If you look at my other work, you hopefully you will find a lot of originality. This is my first (student) work in a modern style. As Ahinton suggests, I would have hoped that people find it interesting looking at where I started and how I got to where I am now. Borrowing ideas from Great composers, isn't a new or unique concept. Didn't Picasso say,
I good artist borrows and great artist steals.
This thread is purely for historical reasons and a bit a of fun if I could anyone to guess the less obvious influences!
Gauk, I have tried my best to get people to comment on the quality and the impact of the music. People like Ahinton kindly oblige but it is a never-ending battle. I don't think you have commented; what do you think of it? (Obviously taking into account it was written many years ago as a young man). I am genuinely interested in your opinion.
I think it was Eliot said that, but it is probably one of those quotes that is endlessly re-attributed.
Also, I was being what in another century would have been called "nice" about the word "derivative", meaning simply "derived from something".

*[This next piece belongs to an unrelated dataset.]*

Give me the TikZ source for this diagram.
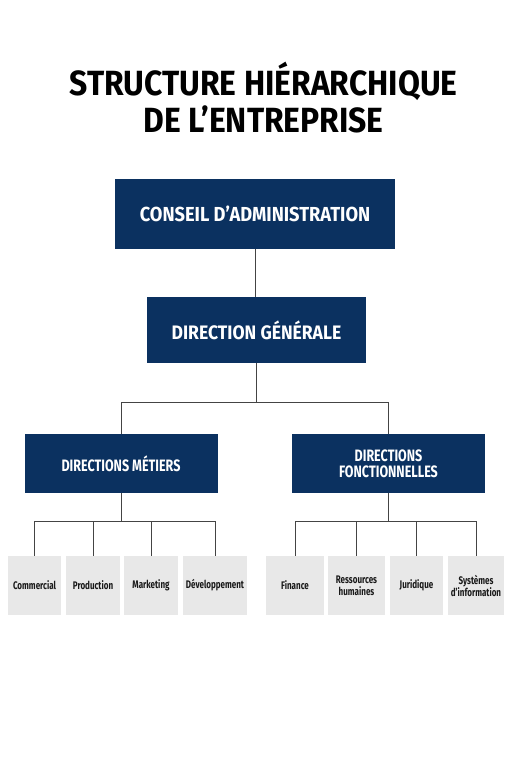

About the work, well, I didn't comment mostly because I wasn't sure that you would welcome an honest opinion. Listening to it is not helped by the bad sound, either. I thought it very much a student work. It starts off nicely, then works out some ideas rather prosaically, and then stops abruptly. As a piece, I don't think it hangs together, and sounds very much like an exercise. If you started out with the artifical idea "I will write some music in a modern style" then I could expect this sort of result. Was it Holst who said that one should only write a piece of music if the strain of not writing it becomes unbearable? (The same applies, I strongly believe, to poetry).